Only the lines from the top of the listing below to the line that has "8.9, 8.3, 7.4, 6.4, 4.9, 3.6, 2.3, 1.6, 1.5, 1.5]" should be echoed, with both ends kept and pictures left out.

» **Information shown**:
§

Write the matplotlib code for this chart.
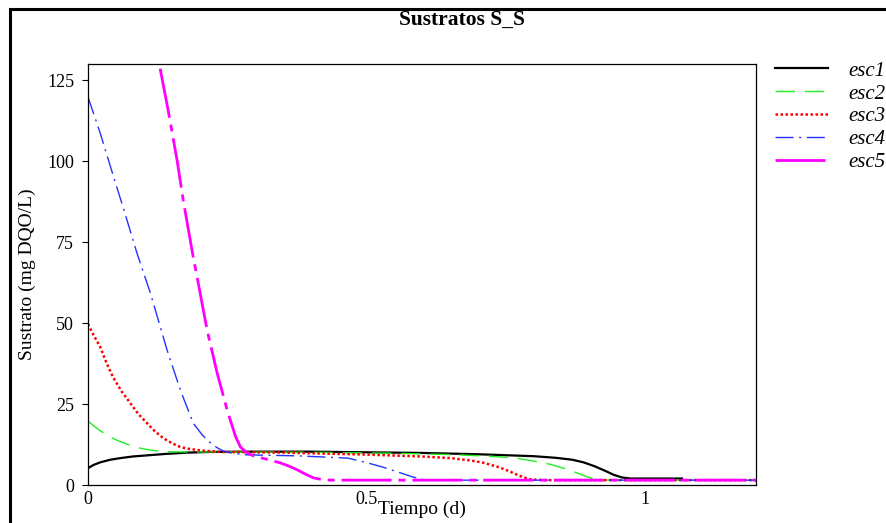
import matplotlib
matplotlib.use("Agg")
from matplotlib import pyplot as plt
from matplotlib.patches import Rectangle

# valores (tiempo en d, sustrato en mg DQO/L)
t_esc1 = [0, 0.01, 0.022, 0.04, 0.058, 0.08, 0.11, 0.14, 0.178, 0.22, 0.28, 0.4, 0.5, 0.6, 0.7, 0.8,
          0.84, 0.87, 0.89, 0.91, 0.93, 0.945, 0.96, 0.975, 1.067]
s_esc1 = [5.2, 6.2, 7.0, 7.8, 8.3, 8.8, 9.2, 9.6, 10.0, 10.2, 10.3, 10.3, 10.1, 9.9, 9.5, 8.9,
          8.4, 7.8, 7.0, 5.8, 4.3, 3.1, 2.3, 2.0, 2.0]

t_esc2 = [0, 0.01, 0.02, 0.03, 0.04, 0.055, 0.07, 0.085, 0.105, 0.124, 0.145, 0.166, 0.25, 0.4, 0.55, 0.65,
          0.72, 0.77, 0.8, 0.83, 0.86, 0.88, 0.9, 0.92, 0.94, 1.2]
s_esc2 = [19.8, 18.3, 17.0, 15.8, 14.8, 13.6, 12.6, 11.7, 11.0, 10.5, 10.3, 10.2, 10.2, 10.1, 9.8, 9.4,
          8.9, 8.3, 7.4, 6.4, 4.9, 3.6, 2.3, 1.6, 1.5, 1.5]

t_esc3 = [0, 0.01, 0.022, 0.033, 0.045, 0.06, 0.076, 0.09, 0.106, 0.12, 0.135, 0.15, 0.166, 0.18, 0.196,
          0.22, 0.243, 0.35, 0.5, 0.6, 0.652, 0.69, 0.712, 0.74, 0.76, 0.78, 0.796, 0.82, 1.2]
s_esc3 = [49.7, 46.3, 42.6, 37.8, 33.3, 29.0, 25.3, 22.0, 19.1, 16.6, 14.5, 13.0, 11.7, 11.2, 10.8,
          10.4, 10.2, 10.0, 9.4, 8.8, 8.3, 7.5, 6.8, 5.4, 4.0, 2.5, 1.7, 1.5, 1.5]

t_esc4 = [0, 0.022, 0.045, 0.063, 0.088, 0.112, 0.142, 0.166, 0.189, 0.205, 0.22, 0.232, 0.243, 0.26, 0.286,
          0.377, 0.467, 0.503, 0.53, 0.562, 0.585, 0.604, 0.62, 1.2]
s_esc4 = [119.8, 108.6, 95.7, 85.8, 71.6, 59.3, 41.7, 29.3, 19.1, 15.5, 13.0, 11.5, 10.5, 9.8, 9.3,
          9.0, 8.3, 6.8, 5.5, 3.7, 2.4, 1.6, 1.5, 1.5]

t_esc5 = [0, 0.06, 0.1, 0.128, 0.144, 0.16, 0.171, 0.189, 0.196, 0.214, 0.232, 0.25, 0.265, 0.274, 0.285,
          0.297, 0.32, 0.346, 0.36, 0.377, 0.39, 0.405, 0.42, 0.436, 1.2]
s_esc5 = [255, 195, 156, 130, 115.7, 100.3, 88.0, 70.4, 64.2, 47.8, 34.6, 23.1, 15.0, 11.7, 10.0,
          9.0, 8.0, 6.8, 5.9, 4.6, 3.4, 2.2, 1.7, 1.5, 1.5]

etiquetas = ["esc1", "esc2", "esc3", "esc4", "esc5"]
x_ticks = [0, 0.5, 1]
x_tick_labels = ["0", "0.5", "1"]
y_ticks = [0, 25, 50, 75, 100, 125]

plt.rcParams['font.family'] = ['Liberation Serif', 'DejaVu Serif']

fig = plt.figure(figsize=(8.87, 5.23), dpi=100)
W, H = 887, 523
ax = fig.add_axes([88 / W, 1 - 485 / H, (756 - 88) / W, (485 - 64) / H])

ax.plot(t_esc1, s_esc1, color='black', lw=1.6, ls='-', label=etiquetas[0])
ax.plot(t_esc2, s_esc2, color='#22ee22', lw=1.0, ls=(0, (14, 7)), label=etiquetas[1])
ax.plot(t_esc3, s_esc3, color='red', lw=1.8, ls=(0, (1, 1)), label=etiquetas[2])
ax.plot(t_esc4, s_esc4, color='#2233ff', lw=1.0, ls=(0, (13, 4, 1.5, 4)), label=etiquetas[3])
ax.plot(t_esc5, s_esc5, color='magenta', lw=2.0, ls=(0, (18, 2.5, 2.5, 2.5)), label=etiquetas[4])

ax.set_xlim(0, 1.2)
ax.set_ylim(0, 130)
ax.set_xticks(x_ticks)
ax.set_xticklabels(x_tick_labels)
ax.set_yticks(y_ticks)
ax.tick_params(axis='x', length=0, pad=4, labelsize=13)
ax.tick_params(axis='y', length=4, width=0.8, pad=6, labelsize=13)
for sp in ax.spines.values():
    sp.set_linewidth(0.9)

ax.set_xlabel("Tiempo (d)", fontsize=14, labelpad=-5)
ax.set_ylabel("Sustrato (mg DQO/L)", fontsize=14, labelpad=8)
fig.text(462 / W, 1 - 20 / H, "Sustratos S_S", ha='center', va='center',
         fontsize=15.5, fontweight='bold')

leg = ax.legend(loc='upper left', bbox_to_anchor=(775 / W, 1 - 61 / H),
                bbox_transform=fig.transFigure, frameon=False,
                prop={'style': 'italic', 'size': 15}, handlelength=2.55,
                handletextpad=0.95, labelspacing=0.16, borderaxespad=0, borderpad=0)

# marco de la figura
fig.patches.append(Rectangle((10 / W, -0.1), 1.2, 1 - 9 / H + 0.1,
                             transform=fig.transFigure, fill=False,
                             edgecolor='black', lw=2.2))

fig.savefig("out.png", dpi=100)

§

» **Reply**:
Write the matplotlib code for this chart.
import matplotlib
matplotlib.use("Agg")
from matplotlib import pyplot as plt
from matplotlib.patches import Rectangle

# valores (tiempo en d, sustrato en mg DQO/L)
t_esc1 = [0, 0.01, 0.022, 0.04, 0.058, 0.08, 0.11, 0.14, 0.178, 0.22, 0.28, 0.4, 0.5, 0.6, 0.7, 0.8,
          0.84, 0.87, 0.89, 0.91, 0.93, 0.945, 0.96, 0.975, 1.067]
s_esc1 = [5.2, 6.2, 7.0, 7.8, 8.3, 8.8, 9.2, 9.6, 10.0, 10.2, 10.3, 10.3, 10.1, 9.9, 9.5, 8.9,
          8.4, 7.8, 7.0, 5.8, 4.3, 3.1, 2.3, 2.0, 2.0]

t_esc2 = [0, 0.01, 0.02, 0.03, 0.04, 0.055, 0.07, 0.085, 0.105, 0.124, 0.145, 0.166, 0.25, 0.4, 0.55, 0.65,
          0.72, 0.77, 0.8, 0.83, 0.86, 0.88, 0.9, 0.92, 0.94, 1.2]
s_esc2 = [19.8, 18.3, 17.0, 15.8, 14.8, 13.6, 12.6, 11.7, 11.0, 10.5, 10.3, 10.2, 10.2, 10.1, 9.8, 9.4,
          8.9, 8.3, 7.4, 6.4, 4.9, 3.6, 2.3, 1.6, 1.5, 1.5]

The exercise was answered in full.